■ **Source excerpt**
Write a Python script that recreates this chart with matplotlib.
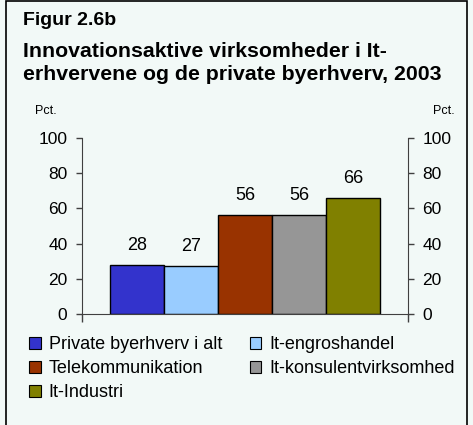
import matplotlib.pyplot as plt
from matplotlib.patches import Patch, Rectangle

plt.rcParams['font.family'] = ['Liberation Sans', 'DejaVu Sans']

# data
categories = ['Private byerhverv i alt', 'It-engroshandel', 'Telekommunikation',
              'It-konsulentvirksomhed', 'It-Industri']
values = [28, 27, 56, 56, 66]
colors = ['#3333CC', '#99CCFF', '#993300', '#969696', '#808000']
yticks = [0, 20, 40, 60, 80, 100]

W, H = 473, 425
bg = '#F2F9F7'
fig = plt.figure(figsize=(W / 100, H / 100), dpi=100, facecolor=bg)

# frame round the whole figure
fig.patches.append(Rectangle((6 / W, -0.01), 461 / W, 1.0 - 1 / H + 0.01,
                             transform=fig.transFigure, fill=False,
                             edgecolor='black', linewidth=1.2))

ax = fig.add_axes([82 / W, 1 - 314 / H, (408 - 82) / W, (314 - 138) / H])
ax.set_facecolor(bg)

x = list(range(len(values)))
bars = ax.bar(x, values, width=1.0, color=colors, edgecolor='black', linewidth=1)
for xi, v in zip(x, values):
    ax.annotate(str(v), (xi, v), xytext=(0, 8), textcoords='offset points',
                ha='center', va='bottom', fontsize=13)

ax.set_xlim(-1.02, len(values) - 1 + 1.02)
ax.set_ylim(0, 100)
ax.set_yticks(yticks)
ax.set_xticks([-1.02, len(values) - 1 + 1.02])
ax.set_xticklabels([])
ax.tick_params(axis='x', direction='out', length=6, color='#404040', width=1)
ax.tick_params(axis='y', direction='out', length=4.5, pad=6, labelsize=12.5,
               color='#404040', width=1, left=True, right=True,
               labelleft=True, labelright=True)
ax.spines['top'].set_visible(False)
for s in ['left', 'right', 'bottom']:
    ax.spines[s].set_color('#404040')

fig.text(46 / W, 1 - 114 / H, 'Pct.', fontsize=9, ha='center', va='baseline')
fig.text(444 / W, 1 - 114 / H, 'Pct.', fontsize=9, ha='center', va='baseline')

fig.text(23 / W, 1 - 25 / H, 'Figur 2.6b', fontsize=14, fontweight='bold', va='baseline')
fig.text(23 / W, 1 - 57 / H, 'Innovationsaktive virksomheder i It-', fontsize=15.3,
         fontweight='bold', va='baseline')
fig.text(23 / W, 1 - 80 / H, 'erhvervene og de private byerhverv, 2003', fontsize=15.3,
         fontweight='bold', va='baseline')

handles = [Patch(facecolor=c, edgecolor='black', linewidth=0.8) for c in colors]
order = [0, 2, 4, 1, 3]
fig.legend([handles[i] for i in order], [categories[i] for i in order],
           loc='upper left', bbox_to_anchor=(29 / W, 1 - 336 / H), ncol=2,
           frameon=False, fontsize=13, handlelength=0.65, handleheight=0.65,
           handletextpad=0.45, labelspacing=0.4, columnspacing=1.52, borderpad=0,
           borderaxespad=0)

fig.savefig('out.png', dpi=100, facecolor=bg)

■ **Given task**
Quote the listing above in full, except for the pictures.

■ **The completed task**
Write a Python script that recreates this chart with matplotlib.
import matplotlib.pyplot as plt
from matplotlib.patches import Patch, Rectangle

plt.rcParams['font.family'] = ['Liberation Sans', 'DejaVu Sans']

# data
categories = ['Private byerhverv i alt', 'It-engroshandel', 'Telekommunikation',
              'It-konsulentvirksomhed', 'It-Industri']
values = [28, 27, 56, 56, 66]
colors = ['#3333CC', '#99CCFF', '#993300', '#969696', '#808000']
yticks = [0, 20, 40, 60, 80, 100]

W, H = 473, 425
bg = '#F2F9F7'
fig = plt.figure(figsize=(W / 100, H / 100), dpi=100, facecolor=bg)

# frame round the whole figure
fig.patches.append(Rectangle((6 / W, -0.01), 461 / W, 1.0 - 1 / H + 0.01,
                             transform=fig.transFigure, fill=False,
                             edgecolor='black', linewidth=1.2))

ax = fig.add_axes([82 / W, 1 - 314 / H, (408 - 82) / W, (314 - 138) / H])
ax.set_facecolor(bg)

x = list(range(len(values)))
bars = ax.bar(x, values, width=1.0, color=colors, edgecolor='black', linewidth=1)
for xi, v in zip(x, values):
    ax.annotate(str(v), (xi, v), xytext=(0, 8), textcoords='offset points',
                ha='center', va='bottom', fontsize=13)

ax.set_xlim(-1.02, len(values) - 1 + 1.02)
ax.set_ylim(0, 100)
ax.set_yticks(yticks)
ax.set_xticks([-1.02, len(values) - 1 + 1.02])
ax.set_xticklabels([])
ax.tick_params(axis='x', direction='out', length=6, color='#404040', width=1)
ax.tick_params(axis='y', direction='out', length=4.5, pad=6, labelsize=12.5,
               color='#404040', width=1, left=True, right=True,
               labelleft=True, labelright=True)
ax.spines['top'].set_visible(False)
for s in ['left', 'right', 'bottom']:
    ax.spines[s].set_color('#404040')

fig.text(46 / W, 1 - 114 / H, 'Pct.', fontsize=9, ha='center', va='baseline')
fig.text(444 / W, 1 - 114 / H, 'Pct.', fontsize=9, ha='center', va='baseline')

fig.text(23 / W, 1 - 25 / H, 'Figur 2.6b', fontsize=14, fontweight='bold', va='baseline')
fig.text(23 / W, 1 - 57 / H, 'Innovationsaktive virksomheder i It-', fontsize=15.3,
         fontweight='bold', va='baseline')
fig.text(23 / W, 1 - 80 / H, 'erhvervene og de private byerhverv, 2003', fontsize=15.3,
         fontweight='bold', va='baseline')

handles = [Patch(facecolor=c, edgecolor='black', linewidth=0.8) for c in colors]
order = [0, 2, 4, 1, 3]
fig.legend([handles[i] for i in order], [categories[i] for i in order],
           loc='upper left', bbox_to_anchor=(29 / W, 1 - 336 / H), ncol=2,
           frameon=False, fontsize=13, handlelength=0.65, handleheight=0.65,
           handletextpad=0.45, labelspacing=0.4, columnspacing=1.52, borderpad=0,
           borderaxespad=0)

fig.savefig('out.png', dpi=100, facecolor=bg)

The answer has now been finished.